Task goal:
Starting at the first line of the entries, extract each line up to and including the one that contains "plt.rcParams['font.family'] = ['DejaVu Sans']", but leave out the pictures.

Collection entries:

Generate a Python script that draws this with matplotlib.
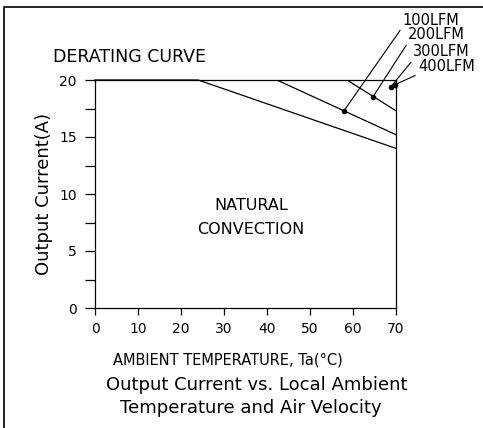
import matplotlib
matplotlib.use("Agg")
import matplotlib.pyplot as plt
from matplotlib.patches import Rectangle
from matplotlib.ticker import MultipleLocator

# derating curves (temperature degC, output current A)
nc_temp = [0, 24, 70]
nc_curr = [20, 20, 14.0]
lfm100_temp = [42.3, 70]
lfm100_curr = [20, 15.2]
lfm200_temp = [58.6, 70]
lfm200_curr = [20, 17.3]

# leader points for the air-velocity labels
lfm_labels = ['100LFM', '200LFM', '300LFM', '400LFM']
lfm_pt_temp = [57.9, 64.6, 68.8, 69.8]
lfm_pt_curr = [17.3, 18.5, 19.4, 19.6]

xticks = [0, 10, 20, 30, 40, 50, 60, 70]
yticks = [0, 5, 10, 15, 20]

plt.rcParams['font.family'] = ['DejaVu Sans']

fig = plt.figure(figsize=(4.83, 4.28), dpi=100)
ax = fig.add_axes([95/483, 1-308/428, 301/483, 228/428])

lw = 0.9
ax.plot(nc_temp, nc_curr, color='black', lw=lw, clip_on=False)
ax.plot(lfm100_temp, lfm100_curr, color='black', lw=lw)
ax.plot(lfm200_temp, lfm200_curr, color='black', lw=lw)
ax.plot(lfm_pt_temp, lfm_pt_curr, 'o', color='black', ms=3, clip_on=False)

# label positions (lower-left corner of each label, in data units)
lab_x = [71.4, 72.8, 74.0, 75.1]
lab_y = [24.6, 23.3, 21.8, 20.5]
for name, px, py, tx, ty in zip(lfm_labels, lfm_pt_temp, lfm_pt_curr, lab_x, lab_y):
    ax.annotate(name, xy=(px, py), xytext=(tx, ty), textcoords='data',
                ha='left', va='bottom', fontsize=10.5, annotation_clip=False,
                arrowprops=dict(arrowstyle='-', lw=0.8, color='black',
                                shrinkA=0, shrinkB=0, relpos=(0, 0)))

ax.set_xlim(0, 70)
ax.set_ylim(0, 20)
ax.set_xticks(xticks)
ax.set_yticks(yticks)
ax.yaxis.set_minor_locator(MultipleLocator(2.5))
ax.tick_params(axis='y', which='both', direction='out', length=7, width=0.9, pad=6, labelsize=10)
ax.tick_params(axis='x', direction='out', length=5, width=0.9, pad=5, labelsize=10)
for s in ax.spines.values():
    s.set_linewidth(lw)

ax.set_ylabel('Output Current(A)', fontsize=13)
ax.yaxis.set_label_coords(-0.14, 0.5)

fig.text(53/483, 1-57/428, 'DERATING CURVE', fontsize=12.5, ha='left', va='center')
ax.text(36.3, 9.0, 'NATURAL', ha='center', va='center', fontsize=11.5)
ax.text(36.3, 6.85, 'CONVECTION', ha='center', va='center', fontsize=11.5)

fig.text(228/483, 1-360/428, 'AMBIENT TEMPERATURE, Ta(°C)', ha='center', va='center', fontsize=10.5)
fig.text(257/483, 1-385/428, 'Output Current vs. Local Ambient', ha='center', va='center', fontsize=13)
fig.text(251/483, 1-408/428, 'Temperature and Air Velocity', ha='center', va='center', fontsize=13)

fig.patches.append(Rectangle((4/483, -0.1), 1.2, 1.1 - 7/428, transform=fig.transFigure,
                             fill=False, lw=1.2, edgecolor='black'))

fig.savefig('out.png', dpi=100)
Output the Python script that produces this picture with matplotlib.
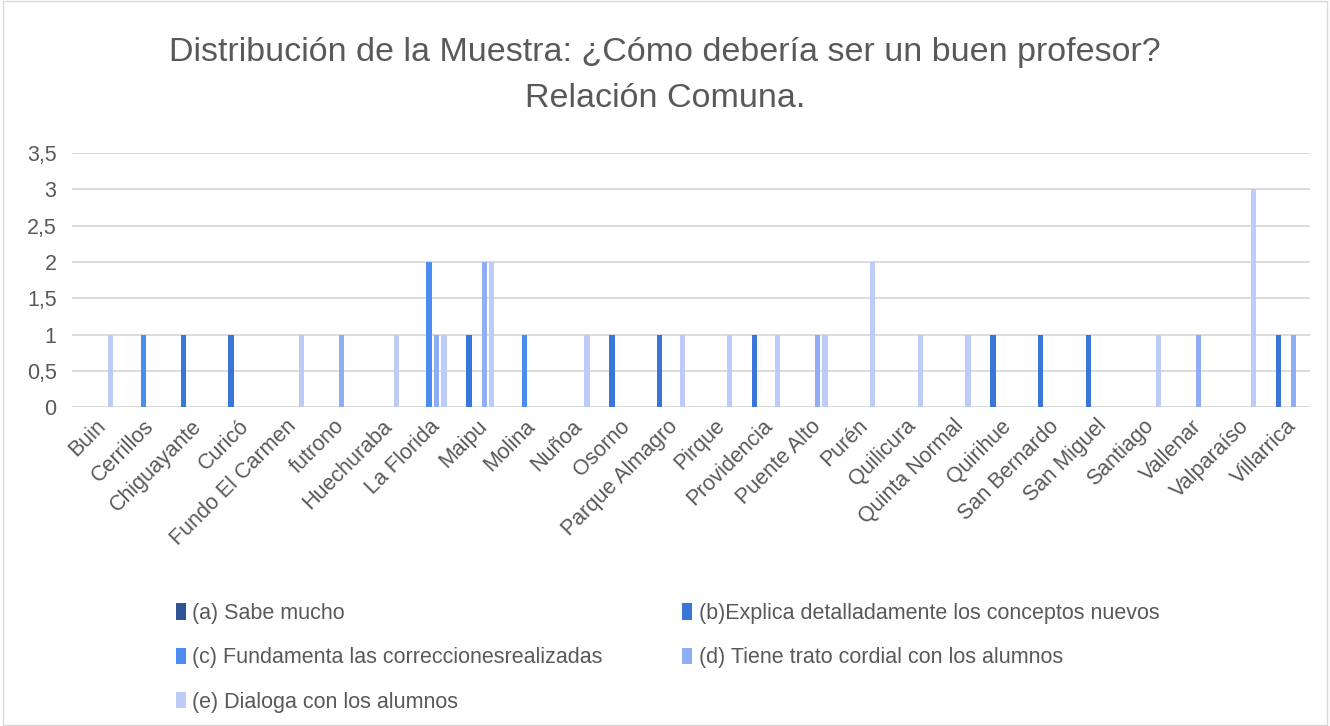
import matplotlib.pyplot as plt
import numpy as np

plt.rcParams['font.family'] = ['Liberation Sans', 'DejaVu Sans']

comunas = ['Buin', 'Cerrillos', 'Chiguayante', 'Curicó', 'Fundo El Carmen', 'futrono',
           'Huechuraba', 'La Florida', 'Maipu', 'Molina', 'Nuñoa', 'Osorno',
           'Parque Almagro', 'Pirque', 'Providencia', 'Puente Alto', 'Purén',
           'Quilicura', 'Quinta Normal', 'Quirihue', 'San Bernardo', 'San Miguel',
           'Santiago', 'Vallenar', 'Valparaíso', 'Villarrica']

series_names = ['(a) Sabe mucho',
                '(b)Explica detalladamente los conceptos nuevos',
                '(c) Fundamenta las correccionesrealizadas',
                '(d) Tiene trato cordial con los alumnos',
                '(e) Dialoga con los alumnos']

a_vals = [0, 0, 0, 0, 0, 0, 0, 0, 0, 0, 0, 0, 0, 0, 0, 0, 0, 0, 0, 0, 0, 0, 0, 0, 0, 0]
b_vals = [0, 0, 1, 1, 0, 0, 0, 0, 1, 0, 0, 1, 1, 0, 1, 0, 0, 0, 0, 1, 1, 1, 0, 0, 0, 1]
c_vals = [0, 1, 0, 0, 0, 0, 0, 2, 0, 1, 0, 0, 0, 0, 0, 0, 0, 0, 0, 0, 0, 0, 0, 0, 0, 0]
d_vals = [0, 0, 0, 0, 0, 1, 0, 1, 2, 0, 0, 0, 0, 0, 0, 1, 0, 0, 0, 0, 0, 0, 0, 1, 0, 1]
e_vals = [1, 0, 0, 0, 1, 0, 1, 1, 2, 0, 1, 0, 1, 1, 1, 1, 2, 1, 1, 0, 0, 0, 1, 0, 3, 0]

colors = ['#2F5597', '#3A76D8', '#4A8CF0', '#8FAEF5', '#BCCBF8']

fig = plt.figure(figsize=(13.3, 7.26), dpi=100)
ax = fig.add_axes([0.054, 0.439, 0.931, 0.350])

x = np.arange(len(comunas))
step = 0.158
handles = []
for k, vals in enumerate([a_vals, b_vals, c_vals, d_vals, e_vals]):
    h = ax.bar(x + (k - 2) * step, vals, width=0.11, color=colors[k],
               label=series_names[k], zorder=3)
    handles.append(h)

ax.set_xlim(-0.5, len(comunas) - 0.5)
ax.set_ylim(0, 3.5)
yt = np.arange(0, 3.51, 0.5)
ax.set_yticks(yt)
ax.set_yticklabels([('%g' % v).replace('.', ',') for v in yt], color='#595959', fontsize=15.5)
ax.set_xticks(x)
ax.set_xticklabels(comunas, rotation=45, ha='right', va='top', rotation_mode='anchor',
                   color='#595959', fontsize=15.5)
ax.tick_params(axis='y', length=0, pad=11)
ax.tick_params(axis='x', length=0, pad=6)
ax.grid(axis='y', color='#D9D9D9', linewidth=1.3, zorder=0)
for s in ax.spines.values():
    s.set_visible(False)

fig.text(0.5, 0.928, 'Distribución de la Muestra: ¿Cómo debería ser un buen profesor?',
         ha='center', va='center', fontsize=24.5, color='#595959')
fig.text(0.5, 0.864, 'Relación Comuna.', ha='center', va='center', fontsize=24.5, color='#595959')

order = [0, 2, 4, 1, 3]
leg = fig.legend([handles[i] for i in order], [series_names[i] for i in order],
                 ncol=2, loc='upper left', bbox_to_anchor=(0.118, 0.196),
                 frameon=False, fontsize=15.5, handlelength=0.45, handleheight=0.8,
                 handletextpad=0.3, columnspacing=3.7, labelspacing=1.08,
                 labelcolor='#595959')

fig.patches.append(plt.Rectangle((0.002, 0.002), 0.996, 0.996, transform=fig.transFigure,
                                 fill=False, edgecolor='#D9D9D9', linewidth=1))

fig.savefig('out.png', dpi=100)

Response to this task:
Generate a Python script that draws this with matplotlib.
import matplotlib
matplotlib.use("Agg")
import matplotlib.pyplot as plt
from matplotlib.patches import Rectangle
from matplotlib.ticker import MultipleLocator

# derating curves (temperature degC, output current A)
nc_temp = [0, 24, 70]
nc_curr = [20, 20, 14.0]
lfm100_temp = [42.3, 70]
lfm100_curr = [20, 15.2]
lfm200_temp = [58.6, 70]
lfm200_curr = [20, 17.3]

# leader points for the air-velocity labels
lfm_labels = ['100LFM', '200LFM', '300LFM', '400LFM']
lfm_pt_temp = [57.9, 64.6, 68.8, 69.8]
lfm_pt_curr = [17.3, 18.5, 19.4, 19.6]

xticks = [0, 10, 20, 30, 40, 50, 60, 70]
yticks = [0, 5, 10, 15, 20]

plt.rcParams['font.family'] = ['DejaVu Sans']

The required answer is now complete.